Refugees in the Middle East need education, relocation, and employment services due to forced migration from countries such as Syria, Iraq, and Somalia. In recognition of and in service to the Catholic and Jesuit mission of Georgetown University to accompany, educate, and serve, the English Language Center (ELC) and Professional Development & Certificates (PDC) in the School of Continuing Studies (SCS) are collaborating with the Jesuit Refugee Service (JRS) Pathfinder Project to provide these services.
The Pathfinder Project has four main objectives:
- On-Site Courses (General English Program);
- Online educational (access from partner universities);
- Scholarship and Community Events; and to
- Link students to legal employment or business.
Beginning with On-Site English Courses
The On-Site General English Program in Amman, Jordan approached Georgetown University’s English Language Center (ELC) early in 2019 to request an external validation of its English language programs to ensure that the JRS curriculum is consistent with that of the Georgetown certificate program. The aim was to review teaching materials and assessments so that students who successfully complete the JRS program can be awarded official Georgetown University certificates of completion. This credential is crucial to help the students demonstrate skill and knowledge achievement so as to help them obtain employment and additional educational opportunities.

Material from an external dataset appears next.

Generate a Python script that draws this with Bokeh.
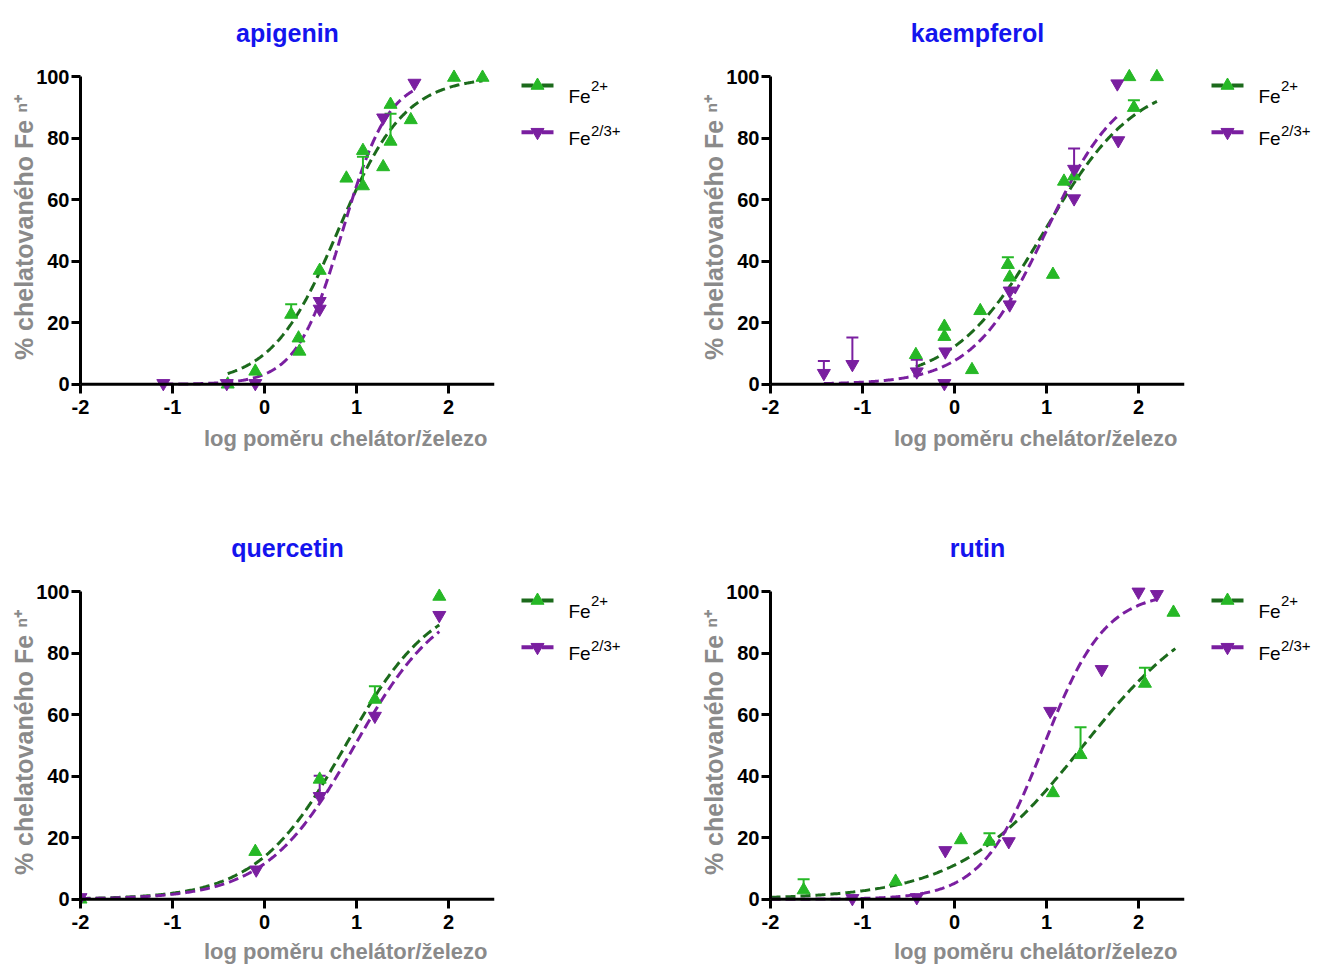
import numpy as np
from bokeh.plotting import figure
from bokeh.models import Range1d, FixedTicker, Span, Title
from bokeh.layouts import row, column
from bokeh.embed import file_html
from bokeh.resources import INLINE
from bokeh.core.properties import value

# ---------------- data ----------------
titles = ["apigenin", "kaempferol", "quercetin", "rutin"]
x_ticks = [-2, -1, 0, 1, 2]
y_ticks = [0, 20, 40, 60, 80, 100]
x_title = "log poměru chelátor/železo"
y_title = "% chelatovaného Fe ⁿ⁺"

# apigenin
api_g_x = [-0.40, -0.10, 0.29, 0.37, 0.38, 0.60, 0.89, 1.07, 1.07, 1.29, 1.37, 1.37, 1.59, 2.06, 2.37]
api_g_y = [0.0, 4.2, 22.7, 15.0, 10.7, 37.0, 67.0, 76.0, 64.5, 70.7, 91.0, 79.0, 86.0, 99.8, 99.8]
api_g_ex = [0.29, 1.07, 1.37]
api_g_ey = [22.7, 64.5, 79.0]
api_g_et = [26.0, 74.0, 88.0]
api_p_x = [-1.10, -0.41, -0.10, 0.60, 0.60, 1.29, 1.63]
api_p_y = [0.3, 0.3, 0.3, 27.0, 24.5, 86.7, 98.0]
api_p_ex, api_p_ey, api_p_et = [], [], []

# kaempferol
kae_g_x = [-0.42, -0.11, -0.11, 0.19, 0.28, 0.58, 0.60, 1.07, 1.19, 1.30, 1.90, 1.95, 2.20]
kae_g_y = [9.6, 18.8, 15.5, 4.7, 23.9, 38.9, 34.8, 35.7, 66.0, 67.7, 100.0, 90.0, 100.0]
kae_g_ex = [0.58, 1.95]
kae_g_ey = [38.9, 90.0]
kae_g_et = [41.3, 92.4]
kae_p_x = [-1.42, -1.11, -0.41, -0.10, -0.11, 0.60, 0.60, 1.30, 1.30, 1.77, 1.78]
kae_p_y = [3.6, 6.5, 4.1, 10.6, 0.3, 30.4, 25.9, 70.0, 60.4, 97.8, 79.3]
kae_p_ex = [-1.42, -1.11, -0.41, 1.30]
kae_p_ey = [3.6, 6.5, 4.1, 70.0]
kae_p_et = [7.6, 15.2, 8.0, 76.7]

# quercetin
que_g_x = [-2.0, -0.10, 0.60, 1.20, 1.90]
que_g_y = [0.0, 15.5, 39.0, 65.0, 98.5]
que_g_ex, que_g_ey, que_g_et = [1.20], [65.0], [69.3]
que_p_x = [-2.0, -0.09, 0.60, 1.20, 1.90]
que_p_y = [0.6, 9.6, 33.5, 59.6, 92.4]
que_p_ex, que_p_ey, que_p_et = [0.60], [33.5], [40.2]

# rutin
rut_g_x = [-1.64, -0.64, 0.07, 0.38, 1.07, 1.37, 2.07, 2.38]
rut_g_y = [3.0, 5.8, 19.3, 18.8, 34.6, 47.0, 70.2, 93.3]
rut_g_ex = [-1.64, 0.38, 1.37, 2.07]
rut_g_ey = [3.0, 18.8, 47.0, 70.2]
rut_g_et = [6.5, 21.5, 56.0, 75.3]
rut_p_x = [-1.11, -0.41, -0.10, 0.59, 1.04, 1.60, 2.00, 2.20]
rut_p_y = [0.3, 0.6, 15.9, 18.8, 61.2, 74.8, 100.0, 99.2]
rut_p_ex, rut_p_ey, rut_p_et = [], [], []

# sigmoidal dose-response fits (bottom 0, top 100): logEC50, Hill slope, x-span
fit_g_ec50 = [0.80, 0.98, 0.88, 1.40]
fit_g_hill = [1.20, 0.87, 0.90, 0.645]
fit_g_xmin = [-0.40, -0.42, -2.0, -2.0]
fit_g_xmax = [2.37, 2.20, 1.90, 2.40]
fit_p_ec50 = [0.85, 1.00, 0.98, 0.97]
fit_p_hill = [1.73, 1.08, 0.90, 1.30]
fit_p_xmin = [-1.10, -1.42, -2.0, -2.0]
fit_p_xmax = [1.63, 1.78, 1.90, 2.20]

legend_base = "Fe"
legend_sup = ["2+", "2/3+"]

green_mk = "#26b826"
green_ln = "#1c6a1c"
purple = "#7a1fa0"
title_blue = "#1414ee"
grey = "#8a8a8a"
FONT = "Liberation Sans"

panels = [
    (api_g_x, api_g_y, api_g_ex, api_g_ey, api_g_et, api_p_x, api_p_y, api_p_ex, api_p_ey, api_p_et),
    (kae_g_x, kae_g_y, kae_g_ex, kae_g_ey, kae_g_et, kae_p_x, kae_p_y, kae_p_ex, kae_p_ey, kae_p_et),
    (que_g_x, que_g_y, que_g_ex, que_g_ey, que_g_et, que_p_x, que_p_y, que_p_ex, que_p_ey, que_p_et),
    (rut_g_x, rut_g_y, rut_g_ex, rut_g_ey, rut_g_et, rut_p_x, rut_p_y, rut_p_ex, rut_p_ey, rut_p_et),
]

# ---------------- layout sizes ----------------
WM = 504          # main figure width
BL = 80           # left border
BR = 10
BT = 61
FH = 332
WL_left = 186
WL_right = 126
H_TOP = 515
H_BOT = 454


def sigmoid(xs, ec50, hill):
    return 100.0 / (1.0 + 10.0 ** ((ec50 - xs) * hill))


def make_main(i, height, bottom_border, xt_standoff):
    gx, gy, gex, gey, get, px, py, pex, pey, pet = panels[i]
    p = figure(width=WM, height=height, x_range=Range1d(-2, 2.5), y_range=Range1d(-3, 105),
               output_backend="svg", toolbar_location=None,
               min_border_left=BL, min_border_right=BR, min_border_top=BT,
               min_border_bottom=bottom_border, title=titles[i])
    p.outline_line_color = None
    p.grid.visible = False
    p.title.align = "center"
    p.title.text_color = title_blue
    p.title.text_font = FONT
    p.title.text_font_size = "25px"
    p.title.text_font_style = "bold"
    p.title.standoff = 30

    for ax in (p.xaxis[0], p.yaxis[0]):
        ax.major_tick_line_width = 3
        ax.minor_tick_line_color = None
        ax.major_label_text_font = FONT
        ax.major_label_text_font_size = "20px"
        ax.major_label_text_font_style = "bold"
        ax.major_label_text_color = "black"
    # y axis at the frame's left edge (x = -2)
    p.yaxis.axis_line_width = 3
    p.yaxis.bounds = (0, 100)
    p.yaxis.major_tick_in = 0
    p.yaxis.major_tick_out = 9
    p.yaxis.major_label_standoff = 2
    p.yaxis.ticker = FixedTicker(ticks=y_ticks)
    p.yaxis.axis_label = y_title
    p.yaxis.axis_label_text_font = FONT
    p.yaxis.axis_label_text_font_size = "25px"
    p.yaxis.axis_label_text_font_style = "bold"
    p.yaxis.axis_label_text_color = grey
    p.yaxis.axis_label_standoff = -5
    # x axis: labels below the frame, the zero line drawn at y = 0
    p.xaxis.axis_line_color = None
    p.xaxis.major_tick_in = 9
    p.xaxis.major_tick_out = 0
    p.xaxis.major_label_standoff = 6
    p.xaxis.ticker = FixedTicker(ticks=x_ticks)
    p.xaxis.major_label_overrides = {t: str(t) for t in x_ticks}
    p.add_layout(Span(location=0, dimension="width", line_color="black", line_width=3))
    p.add_layout(Title(text=x_title, align="right", offset=7, standoff=xt_standoff,
                       text_font=FONT, text_font_size="22px", text_font_style="bold",
                       text_color=grey), "below")

    # fitted curves
    xs = np.linspace(fit_g_xmin[i], fit_g_xmax[i], 300)
    p.line(xs, sigmoid(xs, fit_g_ec50[i], fit_g_hill[i]), line_color=green_ln,
           line_width=3, line_dash="10 5")
    xs = np.linspace(fit_p_xmin[i], fit_p_xmax[i], 300)
    p.line(xs, sigmoid(xs, fit_p_ec50[i], fit_p_hill[i]), line_color=purple,
           line_width=3, line_dash="10 5")

    # error bars (upper only)
    if gex:
        p.segment(x0=gex, y0=gey, x1=gex, y1=get, line_color=green_mk, line_width=2)
        p.scatter(x=gex, y=get, marker="dash", size=12, line_color=green_mk, line_width=2)
    if pex:
        p.segment(x0=pex, y0=pey, x1=pex, y1=pet, line_color=purple, line_width=2)
        p.scatter(x=pex, y=pet, marker="dash", size=12, line_color=purple, line_width=2)

    # points
    p.scatter(x=gx, y=gy, marker="triangle", size=13, fill_color=green_mk, line_color=green_mk)
    p.scatter(x=px, y=py, marker="inverted_triangle", size=13, fill_color=purple, line_color=purple)
    return p


def make_legend(width, height):
    bb = height - BT - FH
    # frame spans the same rows as the main plot: y in pixels from the figure top
    q = figure(width=width, height=height, x_range=Range1d(0, width), y_range=Range1d(BT + FH, BT),
               output_backend="svg", toolbar_location=None, x_axis_type=None, y_axis_type=None,
               min_border_left=0, min_border_right=0, min_border_top=BT, min_border_bottom=bb)
    q.title = None
    q.outline_line_color = None
    rows = [(85.0, 96.3, 85.0, green_ln, green_mk, "triangle"),
            (131.7, 138.0, 130.0, purple, purple, "inverted_triangle")]
    for k, (ly, tb, sb, lc, mc, mk) in enumerate(rows):
        q.line([17, 49], [ly, ly], line_color=lc, line_width=4, line_dash="12 8")
        q.scatter([33], [ly], marker=mk, size=13, fill_color=mc, line_color=mc)
        q.text([64], [tb], text=[legend_base], text_font=value(FONT), text_font_size="19px",
               text_baseline="alphabetic", text_color="black")
        q.text([86.5], [sb], text=[legend_sup[k]], text_font=value(FONT), text_font_size="15px",
               text_baseline="alphabetic", text_color="black")
    return q


m1 = make_main(0, H_TOP, H_TOP - BT - FH, 14)
m2 = make_main(1, H_TOP, H_TOP - BT - FH, 14)
m3 = make_main(2, H_BOT, H_BOT - BT - FH, 10)
m4 = make_main(3, H_BOT, H_BOT - BT - FH, 10)
l1 = make_legend(WL_left, H_TOP)
l2 = make_legend(WL_right, H_TOP)
l3 = make_legend(WL_left, H_BOT)
l4 = make_legend(WL_right, H_BOT)

layout = column(row(m1, l1, m2, l2), row(m3, l3, m4, l4))
open("out.html", "w").write(file_html(layout, INLINE))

In July 2019 and in February 2023, we visited the JRS Amman, Jordan site to study the English language program delivery that was being offered. In addition to conducting interviews with dedicated JRS staff and faculty, and observing classes, we collected evidence documents pertaining to existing curriculum, assessment, materials, and position descriptions. As a result, several strengths, challenges, and recommendations were noted.
JRS English language programs and courses in Amman, Jordan are well attended and meet the general needs of program participants. This was evidenced by the strong attendance records and high completion rates. Instructors demonstrated passion and dedication to their work, and the staff were equally driven and determined by their mission to serve this population of migrants and forcibly displaced persons. Facilities were conducive to adequate teaching and learning. There are clearly defined class schedules, assigned instructors, class rosters, and a comprehensive registration system that includes pre-placement testing.
We also noted areas to be addressed which included the need to enhance course-specific language learning objectives and outcomes, clarifying policies and requirements for course completion and grading, as well as directions and policies for placement test administration and course placement.
The ELC will support JRS Amman in implementing these recommendations and we will provide ongoing support as we hope to serve more students at this center.
ELC meets regularly with JRS to support its faculty and staff by providing feedback and guidance on the curricular material. The ELC has also provided synchronous virtual training to JRS Amman instructors and academic staff to familiarize them with the CEFR proficiency scale, and to incorporate the proficiency level descriptors into the course material (as learning objectives) and assessment tools (as measurable outcomes).
Working with ELC, JRS Amman has created overall programmatic goals and objectives, which are mapped to the leveled courses and defined course-specific learning goals and objectives.